My point here is that technology in cricket is there to help, not hinder.  Use it as it was intended – to overturn the really poor decisions, the ones that your gut feel strongly tells you should be questioned - and the system brings massive benefits to the game.

Use the technology rashly, as Michael Clarke did, and it will never work in your favour.  It’s like business – technology helps us to achieve momentous things in collaboration, productivity and opportunity to name a few - but if we don’t use it properly or it isn’t used in line with the business objectives, you are always going to spend more time chasing your tail than benefitting from all that the technology has to give.

There have been talks about using technology to speed up the review system.  So when we’re looking at replays, hotspots etc. that will all happen super-fast, and the interrupted game can get back to it more promptly.  

I can’t believe I’m saying this, but I think this is when technology goes too far.

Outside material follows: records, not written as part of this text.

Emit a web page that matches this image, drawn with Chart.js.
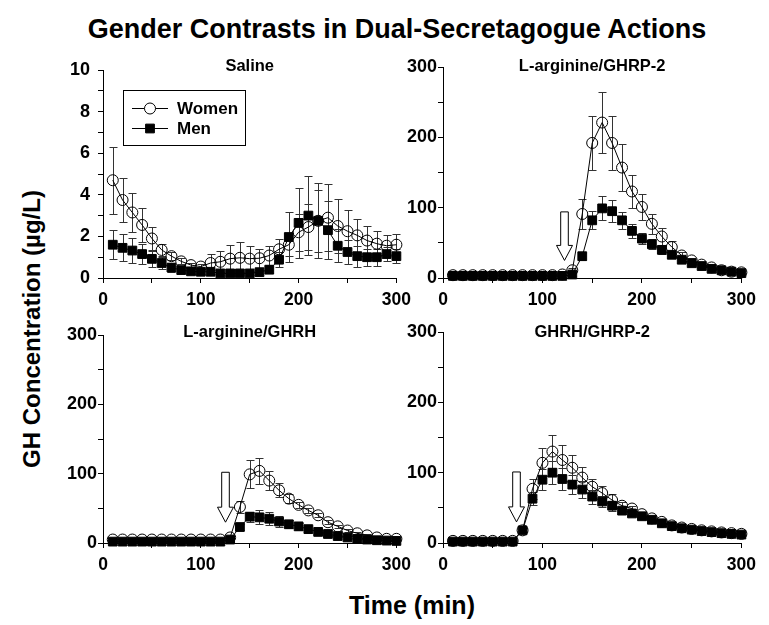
<!DOCTYPE html>
<html>
<head>
<meta charset="utf-8">
<script src="https://cdn.jsdelivr.net/npm/chart.js@4.4.1/dist/chart.umd.min.js"></script>
<style>
  body { margin: 0; background: #fff; }
  #wrap { position: relative; width: 769px; height: 625px; overflow: hidden;
          font-family: "Liberation Sans", Arial, sans-serif; font-weight: bold; color: #000; }
  #wrap canvas { position: absolute; }
  .txt { position: absolute; white-space: nowrap; }
  #title { left: 0; width: 794px; top: 16px; text-align: center; font-size: 27px; line-height: 27px; }
  #xTitle { left: 0; width: 824px; top: 593px; text-align: center; font-size: 25px; line-height: 25px; }
  #yTitle { left: 32px; top: 329px; font-size: 24px; line-height: 24px;
            transform: translate(-50%, -50%) rotate(-90deg); }
</style>
</head>
<body>
<div id="wrap">
  <div id="title" class="txt">Gender Contrasts in Dual-Secretagogue Actions</div>
  <div id="xTitle" class="txt">Time (min)</div>
  <div id="yTitle" class="txt">GH Concentration (µg/L)</div>
  <canvas id="p1" width="365" height="265" style="left:53px;top:50px"></canvas>
  <canvas id="p2" width="370" height="268" style="left:393px;top:47px"></canvas>
  <canvas id="p3" width="365" height="265" style="left:53px;top:315px"></canvas>
  <canvas id="p4" width="370" height="268" style="left:393px;top:312px"></canvas>
</div>
<script>
// sampling times (min)
const times = [10, 20, 30, 40, 50, 60, 70, 80, 90, 100, 110, 120, 130, 140, 150,
               160, 170, 180, 190, 200, 210, 220, 230, 240, 250, 260, 270, 280, 290, 300];
const xTicks = [0, 100, 200, 300];
const salineTicks = [0, 2, 4, 6, 8, 10];
const ghTicks = [0, 100, 200, 300];

// Saline
const salineWomen = [4.7, 3.75, 3.15, 2.55, 1.9, 1.35, 1.05, 0.8, 0.62, 0.55, 0.72, 0.78, 0.93, 0.97, 0.93,
                     0.95, 1.08, 1.38, 1.6, 2.2, 2.45, 2.75, 2.9, 2.5, 2.25, 2.05, 1.8, 1.65, 1.55, 1.6];
const salineWomenErr = [1.6, 1.07, 0.96, 0.82, 0.56, 0.3, 0.2, 0.15, 0.12, 0.12, 0.45, 0.5, 0.67, 0.77, 0.6,
                        0.46, 0.45, 0.48, 0.55, 0.9, 1.1, 1.5, 1.6, 1.3, 1.0, 0.8, 0.7, 0.6, 0.5, 0.5];
const salineMen = [1.6, 1.45, 1.32, 1.15, 0.92, 0.72, 0.5, 0.38, 0.32, 0.3, 0.3, 0.22, 0.22, 0.22, 0.22,
                   0.28, 0.4, 0.88, 1.97, 2.65, 3.0, 2.75, 2.3, 1.55, 1.25, 1.05, 1.0, 1.0, 1.15, 1.05];
const salineMenErr = [0.7, 0.65, 0.62, 0.5, 0.4, 0.3, 0.2, 0.15, 0.12, 0.1, 0.1, 0.08, 0.08, 0.08, 0.08,
                      0.1, 0.15, 0.35, 1.2, 1.7, 1.9, 1.8, 1.4, 0.8, 0.6, 0.5, 0.4, 0.4, 0.35, 0.35];

// L-arginine/GHRP-2
const argGhrp2Women = [4, 4, 4, 4, 4, 4, 4, 4, 4, 4, 4, 5, 11, 91, 192,
                       221, 192, 157, 123, 101, 77, 59, 44, 32, 25, 19, 15, 11, 9, 8];
const argGhrp2WomenErr = [1, 1, 1, 1, 1, 1, 1, 1, 1, 1, 1, 1, 3, 21, 38,
                          43, 38, 33, 24, 19, 14, 12, 8, 5, 4, 3, 3, 2, 2, 2];
const argGhrp2Men = [3, 3, 3, 3, 3, 3, 3, 3, 3, 3, 3, 3, 5, 31, 82,
                     99, 95, 82, 67, 56, 48, 40, 33, 26, 21, 17, 13, 11, 9, 7];
const argGhrp2MenErr = [1, 1, 1, 1, 1, 1, 1, 1, 1, 1, 1, 1, 2, 5, 13,
                        17, 16, 12, 10, 8, 7, 6, 4, 3, 3, 2, 2, 2, 2, 2];

// L-arginine/GHRH
const argGhrhWomen = [5, 5, 5, 5, 5, 5, 5, 5, 5, 5, 5, 5, 8, 52, 99,
                      104, 90, 76, 64, 55, 47, 40, 30, 24, 18, 14, 11, 8, 6, 6];
const argGhrhWomenErr = [1, 1, 1, 1, 1, 1, 1, 1, 1, 1, 1, 1, 2, 9, 20,
                         19, 14, 10, 6, 4, 4, 3, 3, 2, 2, 2, 2, 2, 1, 1];
const argGhrhMen = [2, 2, 2, 2, 2, 2, 2, 2, 2, 2, 2, 2, 5, 23, 38,
                    37, 35, 31, 27, 24, 20, 16, 13, 10, 8, 6, 5, 4, 3.5, 3];
const argGhrhMenErr = [1, 1, 1, 1, 1, 1, 1, 1, 1, 1, 1, 1, 2, 4, 7,
                       10, 9, 8, 6, 5, 4, 3, 3, 2, 2, 2, 1, 1, 1, 1];

// GHRH/GHRP-2
const ghrhGhrp2Women = [3, 3, 3, 3, 3, 3, 3, 18, 77, 114, 130, 118, 107, 93, 80,
                        71, 61, 53, 49, 41, 35, 30, 25, 22, 20, 18, 16.5, 15, 14, 13];
const ghrhGhrp2WomenErr = [1, 1, 1, 1, 1, 1, 1, 3, 14, 21, 23, 21, 18, 15, 11,
                           10, 8, 5, 4, 3, 3, 2, 2, 2, 2, 2, 2, 2, 2, 2];
const ghrhGhrp2Men = [2, 2, 2, 2, 2, 2, 2, 18, 63, 90, 100, 91, 83, 76, 66,
                      59, 53, 46, 42, 38, 33, 28, 24, 21, 19, 17, 15.5, 14, 13, 12];
const ghrhGhrp2MenErr = [1, 1, 1, 1, 1, 1, 1, 3, 9, 15, 16, 15, 13, 12, 10,
                         8, 7, 5, 4, 3, 3, 3, 2, 2, 2, 2, 2, 2, 2, 2];

const FONT = '"Liberation Sans", Arial, sans-serif';

// whiskers under the markers
const errorBars = {
    id: 'errorBars',
    beforeDatasetsDraw(chart) {
        const ctx = chart.ctx;
        const ys = chart.scales.y;
        ctx.save();
        ctx.strokeStyle = '#333';
        ctx.lineWidth = 1;
        chart.data.datasets.forEach((ds, di) => {
            const meta = chart.getDatasetMeta(di);
            meta.data.forEach((pt, i) => {
                const e = ds.errors[i];
                if (!e) return;
                const v = ds.data[i].y;
                const x = Math.round(pt.x) + 0.5;
                const top = Math.round(ys.getPixelForValue(v + e)) + 0.5;
                const bot = Math.round(ys.getPixelForValue(Math.max(v - e, 0))) + 0.5;
                ctx.beginPath();
                ctx.moveTo(x, top); ctx.lineTo(x, bot);
                ctx.moveTo(x - 4, top); ctx.lineTo(x + 4, top);
                ctx.moveTo(x - 4, bot); ctx.lineTo(x + 4, bot);
                ctx.stroke();
            });
        });
        ctx.restore();
    }
};

// panel title, injection arrow and legend
function decoPlugin(p) {
    return {
        id: 'deco',
        afterDraw(chart) {
            const ctx = chart.ctx;
            const area = chart.chartArea;
            const xs = chart.scales.x, ys = chart.scales.y;
            ctx.save();
            ctx.fillStyle = '#000';
            ctx.font = 'bold 16.5px ' + FONT;
            ctx.textAlign = 'center';
            ctx.textBaseline = 'alphabetic';
            ctx.fillText(p.title, (area.left + area.right) / 2, p.titleY - p.top);

            if (p.arrow) {
                const x = Math.round(xs.getPixelForValue(p.arrow.t)) + 0.5;
                const y0 = ys.getPixelForValue(p.arrow.from);
                const y1 = ys.getPixelForValue(p.arrow.to);
                const head = 15, sw = 3.8, hw = 8;
                ctx.beginPath();
                ctx.moveTo(x - sw, y0);
                ctx.lineTo(x + sw, y0);
                ctx.lineTo(x + sw, y1 - head);
                ctx.lineTo(x + hw, y1 - head);
                ctx.lineTo(x, y1);
                ctx.lineTo(x - hw, y1 - head);
                ctx.lineTo(x - sw, y1 - head);
                ctx.closePath();
                ctx.fillStyle = '#fff';
                ctx.fill();
                ctx.strokeStyle = '#000';
                ctx.lineWidth = 1;
                ctx.stroke();
            }

            if (p.legend) {
                const bx = area.left + 20.5, by = area.top + 20.5;
                ctx.strokeStyle = '#000';
                ctx.lineWidth = 1;
                ctx.strokeRect(bx, by, 122, 55);
                const rows = [{ label: 'Women', y: area.top + 38, ds: 0, fill: '#fff' },
                              { label: 'Men', y: area.top + 58, ds: 1, fill: '#000' }];
                rows.forEach(r => {
                    const ds = chart.data.datasets[r.ds];
                    ctx.strokeStyle = '#000';
                    ctx.beginPath();
                    ctx.moveTo(area.left + 29, r.y + 0.5);
                    ctx.lineTo(area.left + 65, r.y + 0.5);
                    ctx.stroke();
                    ctx.fillStyle = r.fill;
                    Chart.helpers.drawPoint(ctx, {
                        pointStyle: ds.pointStyle, radius: ds.pointRadius, borderWidth: 1
                    }, area.left + 47, r.y + 0.5);
                    ctx.fillStyle = '#000';
                    ctx.font = 'bold 17px ' + FONT;
                    ctx.textAlign = 'left';
                    ctx.textBaseline = 'middle';
                    ctx.fillText(r.label, area.left + 74, r.y + 1);
                });
            }
            ctx.restore();
        }
    };
}

function toPoints(vals) {
    return vals.map((v, i) => ({ x: times[i], y: v }));
}

function buildPanel(p) {
    const xFont = { family: FONT, size: 17.5, weight: 'bold' };
    const yFont = { family: FONT, size: 18, weight: 'bold' };
    return new Chart(document.getElementById(p.id), {
        type: 'line',
        data: {
            datasets: [
                {
                    label: 'Women', data: toPoints(p.women), errors: p.womenErr,
                    borderColor: '#000', borderWidth: 1, tension: 0, clip: false,
                    pointStyle: 'circle', pointRadius: 5.5, pointBorderWidth: 1,
                    pointBorderColor: '#000', pointBackgroundColor: 'rgba(255,255,255,0)',
                    order: 2
                },
                {
                    label: 'Men', data: toPoints(p.men), errors: p.menErr,
                    borderColor: '#000', borderWidth: 1, tension: 0, clip: false,
                    pointStyle: 'rect', pointRadius: 6.2, pointBorderWidth: 1,
                    pointBorderColor: '#000', pointBackgroundColor: '#000',
                    order: 1
                }
            ]
        },
        options: {
            responsive: false,
            animation: false,
            events: [],
            layout: { padding: { top: 20, right: p.padRight, left: 0, bottom: 0 } },
            plugins: { legend: { display: false }, tooltip: { enabled: false } },
            scales: {
                x: {
                    type: 'linear', min: 0, max: 300,
                    afterFit: s => { s.height = 37; },
                    ticks: {
                        stepSize: 50, autoSkip: false, maxRotation: 0, padding: 7,
                        color: '#000', font: xFont,
                        callback: v => xTicks.includes(v) ? String(v) : ''
                    },
                    grid: { drawOnChartArea: false, tickLength: 5, color: '#000', lineWidth: 1 },
                    border: { color: '#000', width: 1 }
                },
                y: {
                    min: 0, max: p.yMax,
                    afterFit: s => { s.width = 50; },
                    ticks: {
                        stepSize: p.yStep, autoSkip: false, padding: p.yPad,
                        color: '#000', font: yFont,
                        callback: v => p.yTicks.includes(v) ? String(v) : ''
                    },
                    grid: { drawOnChartArea: false, tickLength: 5, color: '#000', lineWidth: 1 },
                    border: { color: '#000', width: 1 }
                }
            }
        },
        plugins: [errorBars, decoPlugin(p)]
    });
}

buildPanel({
    id: 'p1', top: 50, padRight: 20, title: 'Saline', titleY: 71,
    yMax: 10, yStep: 1, yTicks: salineTicks, yPad: 8, legend: true,
    women: salineWomen, womenErr: salineWomenErr, men: salineMen, menErr: salineMenErr
});
buildPanel({
    id: 'p2', top: 47, padRight: 20, title: 'L-arginine/GHRP-2', titleY: 71,
    yMax: 300, yStep: 50, yTicks: ghTicks, yPad: 1,
    arrow: { t: 122, from: 94, to: 25 },
    women: argGhrp2Women, womenErr: argGhrp2WomenErr, men: argGhrp2Men, menErr: argGhrp2MenErr
});
buildPanel({
    id: 'p3', top: 315, padRight: 21, title: 'L-arginine/GHRH', titleY: 337,
    yMax: 300, yStep: 50, yTicks: ghTicks, yPad: 1,
    arrow: { t: 125, from: 102, to: 30 },
    women: argGhrhWomen, womenErr: argGhrhWomenErr, men: argGhrhMen, menErr: argGhrhMenErr
});
buildPanel({
    id: 'p4', top: 312, padRight: 20, title: 'GHRH/GHRP-2', titleY: 337,
    yMax: 300, yStep: 50, yTicks: ghTicks, yPad: 1,
    arrow: { t: 73, from: 101, to: 30 },
    women: ghrhGhrp2Women, womenErr: ghrhGhrp2WomenErr, men: ghrhGhrp2Men, menErr: ghrhGhrp2MenErr
});
</script>
</body>
</html>
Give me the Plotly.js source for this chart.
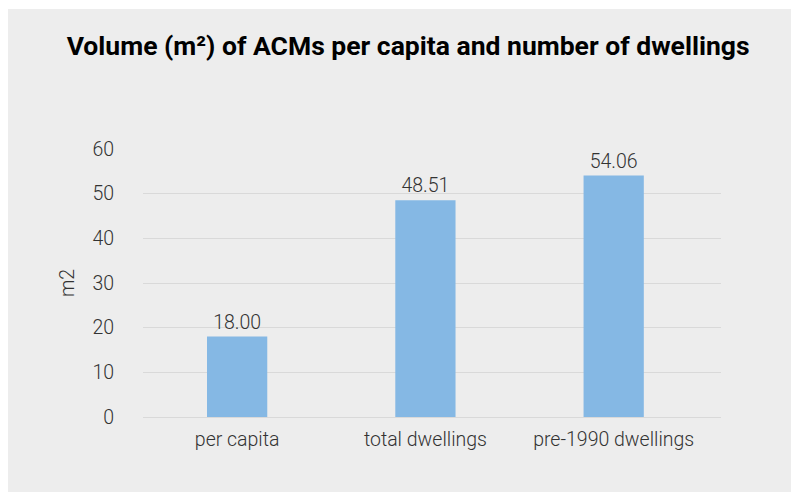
<!DOCTYPE html>
<html><head><meta charset="utf-8">
<script src="https://cdn.plot.ly/plotly-3.0.1.min.js"></script>
<style>
html,body{margin:0;padding:0;background:#ffffff;}
#chart{position:absolute;left:8px;top:9px;width:783px;height:483px;}
</style></head>
<body><div id="chart"></div>
<script>
const categories = ["per capita", "total dwellings", "pre-1990 dwellings"];
const values = [18.00, 48.51, 54.06];
const valueLabels = ["18.00", "48.51", "54.06"];
const yTicks = [0, 10, 20, 30, 40, 50, 60];

const font = {family: "Roboto", size: 19.5, color: "#333333", weight: 300};

Plotly.newPlot("chart", [{
  type: "bar",
  x: categories,
  y: values,
  text: valueLabels,
  textposition: "outside",
  cliponaxis: false,
  textfont: {family: "Roboto", size: 19.5, color: "#333333", weight: 300},
  marker: {color: "#85b8e4"},
  hoverinfo: "x+y"
}], {
  width: 783, height: 483,
  paper_bgcolor: "#ededed",
  plot_bgcolor: "#ededed",
  margin: {l: 135, r: 70, t: 140, b: 75},
  font: font,
  showlegend: false,
  bargap: 0.68,
  title: {
    text: "Volume (m²) of ACMs per capita and number of dwellings",
    font: {family: "Roboto", size: 26.5, color: "#000000", weight: "bold"},
    x: 0.511, xref: "container", xanchor: "center",
    y: 0.925, yref: "container", yanchor: "middle"
  },
  xaxis: {
    type: "category",
    range: [-0.5, 2.57],
    showgrid: false,
    zeroline: false,
    showline: false,
    ticks: "outside", ticklen: 5, tickcolor: "rgba(0,0,0,0)",
    tickfont: font
  },
  yaxis: {
    range: [0, 60],
    tickvals: yTicks,
    showgrid: true,
    gridcolor: "#d9d9d9",
    gridwidth: 1,
    zeroline: true,
    zerolinecolor: "#d9d9d9",
    showline: false,
    ticks: "outside", ticklen: 24, tickcolor: "rgba(0,0,0,0)",
    tickfont: font,
    title: {text: "m2", font: font, standoff: 12}
  }
}, {displayModeBar: false, staticPlot: false});
</script></body></html>
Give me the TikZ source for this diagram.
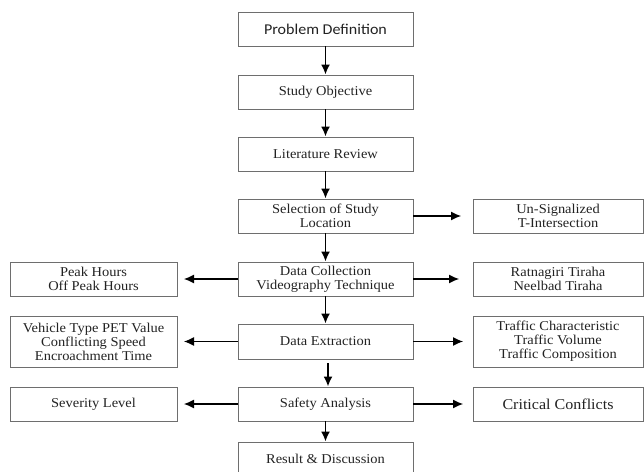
\documentclass[tikz,border=0pt]{standalone}
\usepackage{fontspec}
\setmainfont{Liberation Serif}[FakeStretch=1.07]
\newfontfamily\calibrifont{Carlito}[FakeStretch=1.07]
\usetikzlibrary{arrows.meta}
\definecolor{boxgray}{HTML}{6E6E6E}
\definecolor{txt}{HTML}{222222}
\begin{document}
\begin{tikzpicture}[x=1pt,y=-1pt,
  box/.style={draw=boxgray, line width=0.9pt, rectangle, inner sep=0pt, align=center,
    font=\fontsize{13.5}{14}\selectfont, text=txt},
  cbox/.style={box, minimum width=175pt, minimum height=34pt},
  lbox/.style={box, minimum width=167pt, minimum height=34pt},
  rbox/.style={box, minimum width=170pt, minimum height=34pt},
  varr/.style={-{Latex[length=10pt,width=9pt]}, line width=1.8pt},
  harr/.style={-{Latex[length=10pt,width=9pt]}, line width=1.1pt}]
\useasboundingbox (0,0) rectangle (644,471);
% centre column
\node[cbox, font=\calibrifont\fontsize{15}{16}\selectfont] (pd) at (325.5,29) {Problem Definition};
\node[cbox] (so) at (325.5,92) {Study Objective};
\node[cbox] (lr) at (325.5,154) {Literature Review};
\node[cbox] (sel) at (325.5,216) {Selection of Study\\Location};
\node[cbox] (dc) at (325.5,279) {Data Collection\\Videography Technique};
\node[cbox, minimum height=35pt] (de) at (325.5,341.5) {Data Extraction};
\node[cbox] (sa) at (325.5,404) {Safety Analysis};
\node[cbox] (rd) at (325.5,459) {Result \& Discussion};
% side boxes
\node[rbox] (us) at (558,216) {Un-Signalized\\T-Intersection};
\node[lbox] (ph) at (93.5,279) {Peak Hours\\Off Peak Hours};
\node[rbox] (rt) at (558,279) {Ratnagiri Tiraha\\Neelbad Tiraha};
\node[lbox, minimum height=51pt] (vt) at (93.5,341.5) {Vehicle Type PET Value\\Conflicting Speed\\Encroachment Time};
\node[rbox, minimum height=51pt] (tc) at (558,341.5) {Traffic Characteristic\\Traffic Volume\\Traffic Composition};
\node[lbox] (sl) at (93.5,404) {Severity Level};
\node[rbox, font=\fontsize{15}{16}\selectfont] (cc) at (558,404) {Critical Conflicts};
% free ends
\coordinate (usend) at (461,216);
\coordinate (rtend) at (459,279);
\coordinate (phend) at (184,279);
\coordinate (tcend) at (463,341.5);
\coordinate (vtend) at (184,341.5);
\coordinate (ccend) at (463,404);
\coordinate (slend) at (184,404);
\coordinate (destart) at (328,363);
% vertical arrows
\draw[varr] (pd) -- (so);
\draw[varr] (so) -- (lr);
\draw[varr] (lr) -- (sel);
\draw[varr] (sel) -- (dc);
\draw[varr] (dc) -- (de);
\draw[varr] (destart) -- (destart |- sa.north);
\draw[varr] (sa) -- (rd);
% horizontal arrows
\draw[harr] (sel.east) -- (usend);
\draw[harr] (dc.east) -- (rtend);
\draw[harr] (dc.west) -- (phend);
\draw[harr] (de.east) -- (tcend);
\draw[harr] (de.west) -- (vtend);
\draw[harr] (sa.east) -- (ccend);
\draw[harr] (sa.west) -- (slend);
\end{tikzpicture}
\end{document}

The television viewer sees exactly the same images as the third umpire does when they’re reviewing a decision – that means that we get to give our verdict as well.  OK, so we don’t get to actually make the decision to send them off the field or not, but we still get to come to our own conclusions.   That’s an awesome benefit of technology.

Also, the tension when you’re awaiting the third umpire decision really adds to the atmosphere.  I’ve been to matches when they’ve actually played the Jaws theme when waiting for the decision to come through.  It’s brilliant – so why speed all this up and therefore remove the pleasure of audience interaction?

Technology brings massive benefits to cricket – for the crowd, the players, and the umpires themselves.  But if it’s not used in the right way, it’s certainly not the technology that should be begrudged; like anything else it needs to be managed properly, and brought in line with strategic decisions.